[start]

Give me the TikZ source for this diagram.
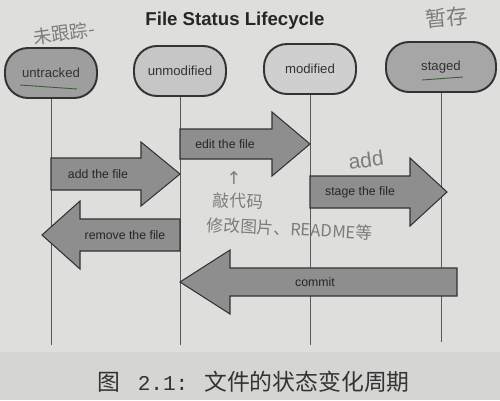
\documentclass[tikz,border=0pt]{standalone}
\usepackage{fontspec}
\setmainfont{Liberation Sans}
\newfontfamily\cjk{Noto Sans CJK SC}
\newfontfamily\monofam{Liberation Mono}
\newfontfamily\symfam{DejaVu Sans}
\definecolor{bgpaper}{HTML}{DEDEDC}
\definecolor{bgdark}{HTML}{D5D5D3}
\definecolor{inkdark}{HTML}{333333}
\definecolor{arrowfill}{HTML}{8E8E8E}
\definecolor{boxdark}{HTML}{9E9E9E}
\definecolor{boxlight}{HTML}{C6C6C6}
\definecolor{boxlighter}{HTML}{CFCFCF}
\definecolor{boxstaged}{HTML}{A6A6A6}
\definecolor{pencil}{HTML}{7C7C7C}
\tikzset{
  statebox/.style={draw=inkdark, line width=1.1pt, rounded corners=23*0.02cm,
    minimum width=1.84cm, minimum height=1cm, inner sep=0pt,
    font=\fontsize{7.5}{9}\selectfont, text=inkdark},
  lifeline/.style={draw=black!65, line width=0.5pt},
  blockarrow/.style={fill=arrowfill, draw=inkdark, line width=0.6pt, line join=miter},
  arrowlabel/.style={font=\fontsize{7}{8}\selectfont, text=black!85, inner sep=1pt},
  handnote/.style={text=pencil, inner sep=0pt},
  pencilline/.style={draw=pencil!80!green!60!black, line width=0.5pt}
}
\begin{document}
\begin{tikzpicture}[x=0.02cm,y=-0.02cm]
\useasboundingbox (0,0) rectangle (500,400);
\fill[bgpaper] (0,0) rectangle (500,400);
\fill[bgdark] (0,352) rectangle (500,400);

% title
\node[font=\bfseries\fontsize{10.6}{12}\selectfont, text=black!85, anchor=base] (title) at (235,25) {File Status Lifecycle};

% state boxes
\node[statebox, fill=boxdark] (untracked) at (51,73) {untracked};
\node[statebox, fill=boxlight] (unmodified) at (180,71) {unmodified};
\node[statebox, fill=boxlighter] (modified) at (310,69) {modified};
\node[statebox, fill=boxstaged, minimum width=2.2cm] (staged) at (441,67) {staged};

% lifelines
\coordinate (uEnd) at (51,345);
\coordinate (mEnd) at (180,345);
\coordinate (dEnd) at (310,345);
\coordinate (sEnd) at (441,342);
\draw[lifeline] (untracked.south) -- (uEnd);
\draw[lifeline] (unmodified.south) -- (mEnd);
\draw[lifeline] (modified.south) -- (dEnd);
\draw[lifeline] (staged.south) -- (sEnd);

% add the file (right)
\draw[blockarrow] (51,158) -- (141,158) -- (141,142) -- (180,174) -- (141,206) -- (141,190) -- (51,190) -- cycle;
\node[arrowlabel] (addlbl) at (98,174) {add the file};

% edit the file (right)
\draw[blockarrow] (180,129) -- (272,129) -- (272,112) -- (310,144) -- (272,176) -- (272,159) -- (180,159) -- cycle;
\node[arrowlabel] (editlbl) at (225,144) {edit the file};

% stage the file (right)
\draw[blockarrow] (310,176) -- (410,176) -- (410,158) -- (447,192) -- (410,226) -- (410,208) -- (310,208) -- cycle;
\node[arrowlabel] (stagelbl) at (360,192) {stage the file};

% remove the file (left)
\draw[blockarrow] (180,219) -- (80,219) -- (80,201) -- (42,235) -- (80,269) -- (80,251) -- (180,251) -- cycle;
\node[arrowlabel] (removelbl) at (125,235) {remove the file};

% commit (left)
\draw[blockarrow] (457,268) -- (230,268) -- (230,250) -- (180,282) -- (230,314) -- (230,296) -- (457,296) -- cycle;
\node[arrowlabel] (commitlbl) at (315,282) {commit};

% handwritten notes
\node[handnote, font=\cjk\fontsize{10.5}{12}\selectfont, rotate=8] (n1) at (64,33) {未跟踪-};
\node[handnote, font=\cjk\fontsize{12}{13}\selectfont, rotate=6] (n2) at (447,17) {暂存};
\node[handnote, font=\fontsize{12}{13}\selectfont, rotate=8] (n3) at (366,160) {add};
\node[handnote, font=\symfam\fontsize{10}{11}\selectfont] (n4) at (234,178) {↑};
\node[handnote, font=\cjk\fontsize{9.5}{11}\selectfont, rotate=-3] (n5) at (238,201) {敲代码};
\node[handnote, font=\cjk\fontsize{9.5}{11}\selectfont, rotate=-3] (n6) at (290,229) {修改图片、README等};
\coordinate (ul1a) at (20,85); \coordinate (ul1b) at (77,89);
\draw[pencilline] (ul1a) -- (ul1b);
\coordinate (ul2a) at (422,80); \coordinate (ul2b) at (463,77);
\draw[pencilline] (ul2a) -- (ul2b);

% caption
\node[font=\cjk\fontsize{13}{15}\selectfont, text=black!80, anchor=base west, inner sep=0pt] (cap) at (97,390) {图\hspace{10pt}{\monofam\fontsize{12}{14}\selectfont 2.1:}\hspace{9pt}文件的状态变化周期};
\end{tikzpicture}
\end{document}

[end]

- Objective:
Copy out all the data exactly; skip the pictures.

- Written solution:
Give me the TikZ source for this diagram.
\documentclass[tikz,border=0pt]{standalone}
\usepackage{fontspec}
\setmainfont{Liberation Sans}
\newfontfamily\cjk{Noto Sans CJK SC}
\newfontfamily\monofam{Liberation Mono}
\newfontfamily\symfam{DejaVu Sans}
\definecolor{bgpaper}{HTML}{DEDEDC}
\definecolor{bgdark}{HTML}{D5D5D3}
\definecolor{inkdark}{HTML}{333333}
\definecolor{arrowfill}{HTML}{8E8E8E}
\definecolor{boxdark}{HTML}{9E9E9E}
\definecolor{boxlight}{HTML}{C6C6C6}
\definecolor{boxlighter}{HTML}{CFCFCF}
\definecolor{boxstaged}{HTML}{A6A6A6}
\definecolor{pencil}{HTML}{7C7C7C}
\tikzset{
  statebox/.style={draw=inkdark, line width=1.1pt, rounded corners=23*0.02cm,
    minimum width=1.84cm, minimum height=1cm, inner sep=0pt,
    font=\fontsize{7.5}{9}\selectfont, text=inkdark},
  lifeline/.style={draw=black!65, line width=0.5pt},
  blockarrow/.style={fill=arrowfill, draw=inkdark, line width=0.6pt, line join=miter},
  arrowlabel/.style={font=\fontsize{7}{8}\selectfont, text=black!85, inner sep=1pt},
  handnote/.style={text=pencil, inner sep=0pt},
  pencilline/.style={draw=pencil!80!green!60!black, line width=0.5pt}
}
\begin{document}
\begin{tikzpicture}[x=0.02cm,y=-0.02cm]
\useasboundingbox (0,0) rectangle (500,400);
\fill[bgpaper] (0,0) rectangle (500,400);
\fill[bgdark] (0,352) rectangle (500,400);

% title
\node[font=\bfseries\fontsize{10.6}{12}\selectfont, text=black!85, anchor=base] (title) at (235,25) {File Status Lifecycle};

% state boxes
\node[statebox, fill=boxdark] (untracked) at (51,73) {untracked};
\node[statebox, fill=boxlight] (unmodified) at (180,71) {unmodified};
\node[statebox, fill=boxlighter] (modified) at (310,69) {modified};
\node[statebox, fill=boxstaged, minimum width=2.2cm] (staged) at (441,67) {staged};

% lifelines
\coordinate (uEnd) at (51,345);
\coordinate (mEnd) at (180,345);
\coordinate (dEnd) at (310,345);
\coordinate (sEnd) at (441,342);
\draw[lifeline] (untracked.south) -- (uEnd);
\draw[lifeline] (unmodified.south) -- (mEnd);
\draw[lifeline] (modified.south) -- (dEnd);
\draw[lifeline] (staged.south) -- (sEnd);

% add the file (right)
\draw[blockarrow] (51,158) -- (141,158) -- (141,142) -- (180,174) -- (141,206) -- (141,190) -- (51,190) -- cycle;
\node[arrowlabel] (addlbl) at (98,174) {add the file};

% edit the file (right)
\draw[blockarrow] (180,129) -- (272,129) -- (272,112) -- (310,144) -- (272,176) -- (272,159) -- (180,159) -- cycle;
\node[arrowlabel] (editlbl) at (225,144) {edit the file};

% stage the file (right)
\draw[blockarrow] (310,176) -- (410,176) -- (410,158) -- (447,192) -- (410,226) -- (410,208) -- (310,208) -- cycle;
\node[arrowlabel] (stagelbl) at (360,192) {stage the file};

% remove the file (left)
\draw[blockarrow] (180,219) -- (80,219) -- (80,201) -- (42,235) -- (80,269) -- (80,251) -- (180,251) -- cycle;
\node[arrowlabel] (removelbl) at (125,235) {remove the file};

% commit (left)
\draw[blockarrow] (457,268) -- (230,268) -- (230,250) -- (180,282) -- (230,314) -- (230,296) -- (457,296) -- cycle;
\node[arrowlabel] (commitlbl) at (315,282) {commit};

% handwritten notes
\node[handnote, font=\cjk\fontsize{10.5}{12}\selectfont, rotate=8] (n1) at (64,33) {未跟踪-};
\node[handnote, font=\cjk\fontsize{12}{13}\selectfont, rotate=6] (n2) at (447,17) {暂存};
\node[handnote, font=\fontsize{12}{13}\selectfont, rotate=8] (n3) at (366,160) {add};
\node[handnote, font=\symfam\fontsize{10}{11}\selectfont] (n4) at (234,178) {↑};
\node[handnote, font=\cjk\fontsize{9.5}{11}\selectfont, rotate=-3] (n5) at (238,201) {敲代码};
\node[handnote, font=\cjk\fontsize{9.5}{11}\selectfont, rotate=-3] (n6) at (290,229) {修改图片、README等};
\coordinate (ul1a) at (20,85); \coordinate (ul1b) at (77,89);
\draw[pencilline] (ul1a) -- (ul1b);
\coordinate (ul2a) at (422,80); \coordinate (ul2b) at (463,77);
\draw[pencilline] (ul2a) -- (ul2b);

% caption
\node[font=\cjk\fontsize{13}{15}\selectfont, text=black!80, anchor=base west, inner sep=0pt] (cap) at (97,390) {图\hspace{10pt}{\monofam\fontsize{12}{14}\selectfont 2.1:}\hspace{9pt}文件的状态变化周期};
\end{tikzpicture}
\end{document}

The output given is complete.